本放送:2011年12月24日(土)
再放送:2014年6月28日(土)
再々放送:2024年12月14日(土)
第12週「薄れゆく希望」
花言葉の花「アネモネ」
あらすじ
昭和19年(1944年)9月。若くて体力のある男たちが戦争に駆り出されひき手がいなくなっただんじりは、この年、中止になってしまいました。木之元たちはだんじりを愛した善作の仏前にだんじりの中止を報告し、頭を下げて詫びました。
それから数日後、仕事中に呆然と立ち尽くす八重子のいつもと異なる様子に気付く千代。八重子の身の上を案ずる千代ですが、忙しい糸子は他人の荷物まで持ってる余裕はないと、千代の言葉に取り合おうとしません。
そんなある日、妹の光子が店に帰って来る途中で、店の中の糸子の様子をじっと見守る勘助に出会います。糸子に会いたいが自分にその資格はないと寂しそうに語る勘助は、その日が出征の日だったのです。
店に戻るなり泣き始める光子。勘助が出征することを聞かされた糸子は慌てて店を飛び出し勘助の名を叫びながら後を追います。しかしその頃、勘助は既に列車の中でした。・・・・勘助の葬式行列が出たのはそれからわずか一ヶ月後のことでした。
感想
今週のサブタイトルは「薄れゆく希望」。サブタイトルが示す通り、希望が次々に失われたり薄れていったりしましたが、今週の最後の最後に、またひとつの希望が薄れ、そして一つの希望が失われました。
薄れた希望はだんじり。どんなことがあってもだんじりはひかなければいけない、どんなことよりも価値のあることと糸子が信じていただんじりが中止。理由が悲しい、若い男がいなくなってひき手がいないから。
だんじりは糸子にとっては、夢や目標のその奥の方にある生の根源みたいな存在。だんじりに乗りたい、大工方になりたい、子供の頃に抱いたその強い強い心のエネルギーが巡り巡って今の洋裁の仕事、これからの糸子の仕事の原動力。
それが中止になってしまう。来年も再来年も最早どうなるかわからない。糸子の失意は、楽しみにしていたお祭りがなくなった。そんなレベルでのものではないはず。生きる意味を失いかねないほどの衝撃があったかもです。
そして失われた希望は勘助。中国大陸への出征で心を患い、よかれと思って初恋の相手・踊り子のサエに会わせたところがますます悪化。それ以来、心の底から気になっていたのに様子が全くわからなかった勘助。

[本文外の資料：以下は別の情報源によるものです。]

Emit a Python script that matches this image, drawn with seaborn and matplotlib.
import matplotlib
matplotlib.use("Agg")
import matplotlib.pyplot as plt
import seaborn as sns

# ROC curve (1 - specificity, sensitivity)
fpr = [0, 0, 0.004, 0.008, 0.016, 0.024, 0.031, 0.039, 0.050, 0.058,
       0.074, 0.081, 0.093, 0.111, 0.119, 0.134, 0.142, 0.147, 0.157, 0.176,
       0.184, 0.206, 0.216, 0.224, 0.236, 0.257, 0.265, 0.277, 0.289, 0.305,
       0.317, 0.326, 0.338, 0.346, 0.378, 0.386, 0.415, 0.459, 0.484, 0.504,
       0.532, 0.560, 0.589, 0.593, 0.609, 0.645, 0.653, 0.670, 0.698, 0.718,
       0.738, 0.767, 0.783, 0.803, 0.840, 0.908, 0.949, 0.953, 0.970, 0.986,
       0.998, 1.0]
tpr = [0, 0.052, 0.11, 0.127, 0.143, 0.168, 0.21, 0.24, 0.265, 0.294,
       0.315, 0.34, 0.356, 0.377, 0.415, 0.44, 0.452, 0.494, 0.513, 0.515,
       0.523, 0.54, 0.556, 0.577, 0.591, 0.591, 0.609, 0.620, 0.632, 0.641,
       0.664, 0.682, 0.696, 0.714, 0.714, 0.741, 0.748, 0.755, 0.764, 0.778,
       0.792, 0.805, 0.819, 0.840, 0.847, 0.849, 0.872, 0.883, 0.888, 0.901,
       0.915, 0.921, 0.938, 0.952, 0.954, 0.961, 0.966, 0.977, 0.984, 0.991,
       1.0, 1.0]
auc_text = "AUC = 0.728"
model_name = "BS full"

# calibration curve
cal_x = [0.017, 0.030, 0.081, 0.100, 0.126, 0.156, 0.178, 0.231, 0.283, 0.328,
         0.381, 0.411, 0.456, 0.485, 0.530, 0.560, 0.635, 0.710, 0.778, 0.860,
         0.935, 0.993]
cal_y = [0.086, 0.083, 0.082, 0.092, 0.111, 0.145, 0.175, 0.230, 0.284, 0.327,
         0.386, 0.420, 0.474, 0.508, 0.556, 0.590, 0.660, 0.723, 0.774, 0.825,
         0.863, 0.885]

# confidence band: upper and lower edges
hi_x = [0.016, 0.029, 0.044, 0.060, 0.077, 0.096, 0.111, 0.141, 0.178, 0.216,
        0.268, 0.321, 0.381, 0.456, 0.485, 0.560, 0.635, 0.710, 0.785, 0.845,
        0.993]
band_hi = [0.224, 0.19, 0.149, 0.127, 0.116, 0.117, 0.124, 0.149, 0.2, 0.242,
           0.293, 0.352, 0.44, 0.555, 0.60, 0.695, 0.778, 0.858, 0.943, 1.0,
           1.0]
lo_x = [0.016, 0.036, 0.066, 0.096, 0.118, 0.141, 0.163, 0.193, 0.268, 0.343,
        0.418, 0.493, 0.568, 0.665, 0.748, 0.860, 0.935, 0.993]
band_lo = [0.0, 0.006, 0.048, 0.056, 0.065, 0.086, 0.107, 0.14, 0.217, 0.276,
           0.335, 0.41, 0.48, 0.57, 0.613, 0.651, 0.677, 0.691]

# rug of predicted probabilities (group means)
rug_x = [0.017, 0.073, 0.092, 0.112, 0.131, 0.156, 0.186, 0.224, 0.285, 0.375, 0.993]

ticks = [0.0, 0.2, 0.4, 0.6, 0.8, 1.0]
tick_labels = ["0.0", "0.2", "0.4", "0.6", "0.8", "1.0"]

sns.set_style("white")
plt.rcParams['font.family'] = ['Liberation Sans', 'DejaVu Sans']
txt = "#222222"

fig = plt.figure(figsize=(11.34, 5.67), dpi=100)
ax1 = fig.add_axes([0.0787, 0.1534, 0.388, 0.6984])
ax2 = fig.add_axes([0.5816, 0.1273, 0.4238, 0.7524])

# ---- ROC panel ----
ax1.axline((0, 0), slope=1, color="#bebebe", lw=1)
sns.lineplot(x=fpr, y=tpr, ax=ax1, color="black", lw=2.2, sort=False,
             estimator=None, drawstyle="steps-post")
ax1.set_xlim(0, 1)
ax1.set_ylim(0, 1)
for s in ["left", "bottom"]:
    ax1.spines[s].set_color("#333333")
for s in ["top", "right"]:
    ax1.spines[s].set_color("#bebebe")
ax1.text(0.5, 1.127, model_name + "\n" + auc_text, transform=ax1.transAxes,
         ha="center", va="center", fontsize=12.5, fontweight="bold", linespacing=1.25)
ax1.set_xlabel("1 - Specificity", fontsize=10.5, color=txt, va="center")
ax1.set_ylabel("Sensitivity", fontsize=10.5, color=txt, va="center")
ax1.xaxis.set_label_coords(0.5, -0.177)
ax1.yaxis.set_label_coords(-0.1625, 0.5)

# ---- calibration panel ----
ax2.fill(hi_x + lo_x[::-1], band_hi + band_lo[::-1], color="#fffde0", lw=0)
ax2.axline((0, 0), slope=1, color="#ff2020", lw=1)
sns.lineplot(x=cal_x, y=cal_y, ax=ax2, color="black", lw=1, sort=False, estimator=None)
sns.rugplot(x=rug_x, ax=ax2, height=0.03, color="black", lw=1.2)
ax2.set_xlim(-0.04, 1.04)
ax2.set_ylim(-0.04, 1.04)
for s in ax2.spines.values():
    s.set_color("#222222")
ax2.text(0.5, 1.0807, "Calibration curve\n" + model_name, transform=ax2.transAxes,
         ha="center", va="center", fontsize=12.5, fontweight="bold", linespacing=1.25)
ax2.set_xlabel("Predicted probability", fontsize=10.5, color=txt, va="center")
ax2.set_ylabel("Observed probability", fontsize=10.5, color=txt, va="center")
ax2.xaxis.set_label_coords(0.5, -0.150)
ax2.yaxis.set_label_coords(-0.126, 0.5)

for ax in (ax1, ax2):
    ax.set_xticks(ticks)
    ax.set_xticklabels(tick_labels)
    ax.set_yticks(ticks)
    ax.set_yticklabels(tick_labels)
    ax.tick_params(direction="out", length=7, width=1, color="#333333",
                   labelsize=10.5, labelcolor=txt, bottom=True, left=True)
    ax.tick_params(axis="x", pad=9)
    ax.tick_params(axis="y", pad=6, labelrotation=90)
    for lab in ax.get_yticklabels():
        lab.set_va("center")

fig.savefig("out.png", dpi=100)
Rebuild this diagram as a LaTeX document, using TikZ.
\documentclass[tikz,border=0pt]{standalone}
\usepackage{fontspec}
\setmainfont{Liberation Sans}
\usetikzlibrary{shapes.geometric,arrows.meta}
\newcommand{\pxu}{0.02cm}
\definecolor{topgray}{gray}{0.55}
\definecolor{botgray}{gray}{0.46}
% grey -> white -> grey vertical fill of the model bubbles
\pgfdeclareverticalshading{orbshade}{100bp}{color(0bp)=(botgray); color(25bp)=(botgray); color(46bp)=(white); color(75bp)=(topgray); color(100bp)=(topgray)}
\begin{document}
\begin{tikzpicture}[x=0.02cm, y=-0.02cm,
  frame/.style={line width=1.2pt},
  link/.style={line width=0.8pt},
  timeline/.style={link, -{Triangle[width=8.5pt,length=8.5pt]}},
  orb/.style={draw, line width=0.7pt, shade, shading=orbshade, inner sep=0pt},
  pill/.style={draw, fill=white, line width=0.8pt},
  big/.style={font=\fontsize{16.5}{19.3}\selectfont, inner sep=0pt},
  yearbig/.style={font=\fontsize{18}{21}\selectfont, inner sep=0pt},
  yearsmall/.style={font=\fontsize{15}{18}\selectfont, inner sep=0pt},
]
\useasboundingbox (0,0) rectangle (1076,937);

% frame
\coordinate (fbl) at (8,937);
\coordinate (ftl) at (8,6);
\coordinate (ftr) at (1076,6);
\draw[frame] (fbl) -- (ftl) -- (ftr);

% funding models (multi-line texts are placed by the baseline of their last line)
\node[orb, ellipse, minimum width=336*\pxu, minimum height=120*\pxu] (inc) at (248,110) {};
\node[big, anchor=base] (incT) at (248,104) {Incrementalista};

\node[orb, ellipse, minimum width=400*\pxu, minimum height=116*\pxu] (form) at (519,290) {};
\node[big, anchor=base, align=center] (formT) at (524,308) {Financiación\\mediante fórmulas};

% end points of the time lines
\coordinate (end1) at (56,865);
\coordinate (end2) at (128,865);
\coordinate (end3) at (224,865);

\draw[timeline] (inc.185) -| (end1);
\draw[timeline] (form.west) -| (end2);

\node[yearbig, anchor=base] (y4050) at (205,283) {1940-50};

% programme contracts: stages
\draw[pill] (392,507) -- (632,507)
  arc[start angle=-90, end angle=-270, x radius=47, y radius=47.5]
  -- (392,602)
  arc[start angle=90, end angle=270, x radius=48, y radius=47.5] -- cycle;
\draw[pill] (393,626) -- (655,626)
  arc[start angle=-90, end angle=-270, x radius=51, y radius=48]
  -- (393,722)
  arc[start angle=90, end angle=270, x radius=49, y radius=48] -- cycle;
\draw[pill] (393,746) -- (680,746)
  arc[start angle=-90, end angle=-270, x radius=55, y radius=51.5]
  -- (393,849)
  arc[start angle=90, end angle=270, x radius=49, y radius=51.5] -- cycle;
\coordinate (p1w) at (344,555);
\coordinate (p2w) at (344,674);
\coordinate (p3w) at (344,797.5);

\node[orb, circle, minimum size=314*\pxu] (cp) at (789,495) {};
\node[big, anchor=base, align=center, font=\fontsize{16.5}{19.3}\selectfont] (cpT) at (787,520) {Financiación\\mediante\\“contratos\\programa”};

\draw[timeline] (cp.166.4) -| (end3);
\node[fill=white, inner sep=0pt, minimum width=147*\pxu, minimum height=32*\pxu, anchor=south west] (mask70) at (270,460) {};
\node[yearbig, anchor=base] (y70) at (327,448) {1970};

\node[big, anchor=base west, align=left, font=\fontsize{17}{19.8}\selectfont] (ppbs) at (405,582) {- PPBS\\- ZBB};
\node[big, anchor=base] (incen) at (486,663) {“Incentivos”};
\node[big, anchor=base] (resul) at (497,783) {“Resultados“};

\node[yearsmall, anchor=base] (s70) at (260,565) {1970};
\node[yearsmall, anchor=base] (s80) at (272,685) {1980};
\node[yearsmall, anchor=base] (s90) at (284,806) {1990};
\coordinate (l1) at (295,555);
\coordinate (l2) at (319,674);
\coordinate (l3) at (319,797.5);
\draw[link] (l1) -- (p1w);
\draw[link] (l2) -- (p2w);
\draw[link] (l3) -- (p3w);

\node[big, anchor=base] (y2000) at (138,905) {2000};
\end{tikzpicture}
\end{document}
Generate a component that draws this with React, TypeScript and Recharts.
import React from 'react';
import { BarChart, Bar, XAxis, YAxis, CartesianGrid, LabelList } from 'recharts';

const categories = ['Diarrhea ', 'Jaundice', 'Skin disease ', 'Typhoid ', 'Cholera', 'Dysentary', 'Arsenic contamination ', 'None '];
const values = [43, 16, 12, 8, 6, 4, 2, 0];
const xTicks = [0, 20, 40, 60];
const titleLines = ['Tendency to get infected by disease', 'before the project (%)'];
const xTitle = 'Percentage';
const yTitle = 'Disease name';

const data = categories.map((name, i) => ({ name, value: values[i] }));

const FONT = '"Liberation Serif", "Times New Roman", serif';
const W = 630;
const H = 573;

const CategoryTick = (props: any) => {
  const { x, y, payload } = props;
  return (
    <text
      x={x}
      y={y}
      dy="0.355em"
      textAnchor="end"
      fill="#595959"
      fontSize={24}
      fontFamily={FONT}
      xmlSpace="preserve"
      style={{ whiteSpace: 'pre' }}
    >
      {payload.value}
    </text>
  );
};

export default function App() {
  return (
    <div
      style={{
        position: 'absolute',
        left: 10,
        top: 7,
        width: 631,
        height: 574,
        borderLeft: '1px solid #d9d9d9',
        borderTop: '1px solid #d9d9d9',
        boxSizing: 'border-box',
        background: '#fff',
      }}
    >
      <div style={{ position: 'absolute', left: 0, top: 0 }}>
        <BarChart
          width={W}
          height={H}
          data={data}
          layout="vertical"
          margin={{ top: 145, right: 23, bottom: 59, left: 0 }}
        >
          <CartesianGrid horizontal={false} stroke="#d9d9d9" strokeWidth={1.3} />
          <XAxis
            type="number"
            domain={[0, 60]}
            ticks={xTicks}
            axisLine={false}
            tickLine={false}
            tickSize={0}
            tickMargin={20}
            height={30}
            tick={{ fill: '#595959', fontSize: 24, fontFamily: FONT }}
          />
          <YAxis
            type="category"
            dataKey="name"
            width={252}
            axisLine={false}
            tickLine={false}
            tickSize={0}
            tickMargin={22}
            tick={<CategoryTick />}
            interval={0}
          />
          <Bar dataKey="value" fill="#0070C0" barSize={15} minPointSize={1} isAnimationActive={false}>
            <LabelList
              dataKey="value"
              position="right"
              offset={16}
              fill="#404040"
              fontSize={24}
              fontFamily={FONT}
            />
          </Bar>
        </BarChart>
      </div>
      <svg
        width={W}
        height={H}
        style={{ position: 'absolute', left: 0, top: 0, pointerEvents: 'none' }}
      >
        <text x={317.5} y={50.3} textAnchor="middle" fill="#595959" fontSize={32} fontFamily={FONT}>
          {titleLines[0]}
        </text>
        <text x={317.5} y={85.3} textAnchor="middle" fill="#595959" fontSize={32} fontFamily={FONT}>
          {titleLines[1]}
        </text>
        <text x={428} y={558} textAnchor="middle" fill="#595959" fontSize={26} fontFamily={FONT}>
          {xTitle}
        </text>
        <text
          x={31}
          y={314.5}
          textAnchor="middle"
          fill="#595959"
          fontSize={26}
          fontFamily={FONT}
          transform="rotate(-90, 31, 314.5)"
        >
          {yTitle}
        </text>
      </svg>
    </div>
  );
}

オハラ洋装店のすぐ近くにまで来ていたというのに、糸子を遠くから見つめるだけで糸子に挨拶もせずまた出征してしまった勘助。すぐそこまで来ていたにも関わらず、ギリギリのタイミングで顔も合わせられずに出発。
勘助の名を叫びながら追いかける糸子と、窓の外を名残惜しそうに眺めながら汽車で去って行く勘助。二人の映像を交互に見せながら、ついに別れを告げないままの切ない別離の演出。
最後に会うこともしゃべることも出来なかった幼馴染みの勘助。次の場面はその一ヶ月後。わずかひと月で会わずに別れてしまった勘助は葬式行列の遺影に収まる存在になってしまいました。つらい一週間でした。